= Task =
Exactly reproduce each record listed below.

= Provided information =
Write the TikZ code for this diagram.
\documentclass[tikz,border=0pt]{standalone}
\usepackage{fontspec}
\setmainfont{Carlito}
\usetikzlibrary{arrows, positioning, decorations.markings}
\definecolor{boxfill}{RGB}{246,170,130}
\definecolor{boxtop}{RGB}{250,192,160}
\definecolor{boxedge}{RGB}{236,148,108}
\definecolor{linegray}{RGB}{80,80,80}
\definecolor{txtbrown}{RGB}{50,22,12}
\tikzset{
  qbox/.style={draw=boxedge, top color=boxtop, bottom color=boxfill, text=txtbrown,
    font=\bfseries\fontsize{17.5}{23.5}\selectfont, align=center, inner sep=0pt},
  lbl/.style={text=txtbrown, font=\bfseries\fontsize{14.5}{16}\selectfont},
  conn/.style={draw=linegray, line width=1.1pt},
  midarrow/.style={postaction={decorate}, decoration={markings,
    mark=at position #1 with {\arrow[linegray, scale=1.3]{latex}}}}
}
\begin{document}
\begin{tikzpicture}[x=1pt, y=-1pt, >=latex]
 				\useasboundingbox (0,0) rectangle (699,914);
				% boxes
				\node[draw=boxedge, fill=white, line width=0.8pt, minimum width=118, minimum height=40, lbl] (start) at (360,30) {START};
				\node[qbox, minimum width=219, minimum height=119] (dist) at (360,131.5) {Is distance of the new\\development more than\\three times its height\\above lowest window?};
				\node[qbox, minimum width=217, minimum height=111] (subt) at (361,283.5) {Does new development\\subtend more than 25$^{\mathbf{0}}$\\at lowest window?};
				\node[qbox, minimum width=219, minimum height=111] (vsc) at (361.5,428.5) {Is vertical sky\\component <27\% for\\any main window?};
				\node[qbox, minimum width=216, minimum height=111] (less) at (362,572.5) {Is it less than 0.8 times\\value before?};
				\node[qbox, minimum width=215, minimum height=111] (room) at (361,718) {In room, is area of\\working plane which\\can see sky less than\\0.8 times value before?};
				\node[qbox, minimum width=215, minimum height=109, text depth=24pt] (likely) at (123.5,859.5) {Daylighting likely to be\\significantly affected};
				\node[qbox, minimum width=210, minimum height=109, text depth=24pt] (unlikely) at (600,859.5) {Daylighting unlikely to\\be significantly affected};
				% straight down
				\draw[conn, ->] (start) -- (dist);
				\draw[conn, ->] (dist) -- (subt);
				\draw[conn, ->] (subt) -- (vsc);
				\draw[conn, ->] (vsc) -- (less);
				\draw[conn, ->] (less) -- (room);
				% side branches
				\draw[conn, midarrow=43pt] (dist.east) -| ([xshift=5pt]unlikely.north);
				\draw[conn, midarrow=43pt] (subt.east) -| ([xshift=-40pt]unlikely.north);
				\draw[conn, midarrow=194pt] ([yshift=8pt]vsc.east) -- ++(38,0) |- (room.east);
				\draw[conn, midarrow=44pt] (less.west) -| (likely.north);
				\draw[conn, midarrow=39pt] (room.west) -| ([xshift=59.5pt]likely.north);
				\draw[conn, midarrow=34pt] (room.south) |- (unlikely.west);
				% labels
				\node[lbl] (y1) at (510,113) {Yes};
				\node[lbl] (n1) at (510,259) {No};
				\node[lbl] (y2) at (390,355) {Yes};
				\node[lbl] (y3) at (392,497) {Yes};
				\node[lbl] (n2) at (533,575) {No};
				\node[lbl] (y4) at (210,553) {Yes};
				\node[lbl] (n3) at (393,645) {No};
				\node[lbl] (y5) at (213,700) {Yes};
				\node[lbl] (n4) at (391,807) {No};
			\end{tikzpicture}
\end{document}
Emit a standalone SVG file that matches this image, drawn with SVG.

= Solved exercise =
Write the TikZ code for this diagram.
\documentclass[tikz,border=0pt]{standalone}
\usepackage{fontspec}
\setmainfont{Carlito}
\usetikzlibrary{arrows, positioning, decorations.markings}
\definecolor{boxfill}{RGB}{246,170,130}
\definecolor{boxtop}{RGB}{250,192,160}
\definecolor{boxedge}{RGB}{236,148,108}
\definecolor{linegray}{RGB}{80,80,80}
\definecolor{txtbrown}{RGB}{50,22,12}
\tikzset{
  qbox/.style={draw=boxedge, top color=boxtop, bottom color=boxfill, text=txtbrown,
    font=\bfseries\fontsize{17.5}{23.5}\selectfont, align=center, inner sep=0pt},
  lbl/.style={text=txtbrown, font=\bfseries\fontsize{14.5}{16}\selectfont},
  conn/.style={draw=linegray, line width=1.1pt},
  midarrow/.style={postaction={decorate}, decoration={markings,
    mark=at position #1 with {\arrow[linegray, scale=1.3]{latex}}}}
}
\begin{document}
\begin{tikzpicture}[x=1pt, y=-1pt, >=latex]
 				\useasboundingbox (0,0) rectangle (699,914);
				% boxes
				\node[draw=boxedge, fill=white, line width=0.8pt, minimum width=118, minimum height=40, lbl] (start) at (360,30) {START};
				\node[qbox, minimum width=219, minimum height=119] (dist) at (360,131.5) {Is distance of the new\\development more than\\three times its height\\above lowest window?};
				\node[qbox, minimum width=217, minimum height=111] (subt) at (361,283.5) {Does new development\\subtend more than 25$^{\mathbf{0}}$\\at lowest window?};
				\node[qbox, minimum width=219, minimum height=111] (vsc) at (361.5,428.5) {Is vertical sky\\component <27\% for\\any main window?};
				\node[qbox, minimum width=216, minimum height=111] (less) at (362,572.5) {Is it less than 0.8 times\\value before?};
				\node[qbox, minimum width=215, minimum height=111] (room) at (361,718) {In room, is area of\\working plane which\\can see sky less than\\0.8 times value before?};
				\node[qbox, minimum width=215, minimum height=109, text depth=24pt] (likely) at (123.5,859.5) {Daylighting likely to be\\significantly affected};
				\node[qbox, minimum width=210, minimum height=109, text depth=24pt] (unlikely) at (600,859.5) {Daylighting unlikely to\\be significantly affected};
				% straight down
				\draw[conn, ->] (start) -- (dist);
				\draw[conn, ->] (dist) -- (subt);
				\draw[conn, ->] (subt) -- (vsc);
				\draw[conn, ->] (vsc) -- (less);
				\draw[conn, ->] (less) -- (room);
				% side branches
				\draw[conn, midarrow=43pt] (dist.east) -| ([xshift=5pt]unlikely.north);
				\draw[conn, midarrow=43pt] (subt.east) -| ([xshift=-40pt]unlikely.north);
				\draw[conn, midarrow=194pt] ([yshift=8pt]vsc.east) -- ++(38,0) |- (room.east);
				\draw[conn, midarrow=44pt] (less.west) -| (likely.north);
				\draw[conn, midarrow=39pt] (room.west) -| ([xshift=59.5pt]likely.north);
				\draw[conn, midarrow=34pt] (room.south) |- (unlikely.west);
				% labels
				\node[lbl] (y1) at (510,113) {Yes};
				\node[lbl] (n1) at (510,259) {No};
				\node[lbl] (y2) at (390,355) {Yes};
				\node[lbl] (y3) at (392,497) {Yes};
				\node[lbl] (n2) at (533,575) {No};
				\node[lbl] (y4) at (210,553) {Yes};
				\node[lbl] (n3) at (393,645) {No};
				\node[lbl] (y5) at (213,700) {Yes};
				\node[lbl] (n4) at (391,807) {No};
			\end{tikzpicture}
\end{document}
Emit a standalone SVG file that matches this image, drawn with SVG.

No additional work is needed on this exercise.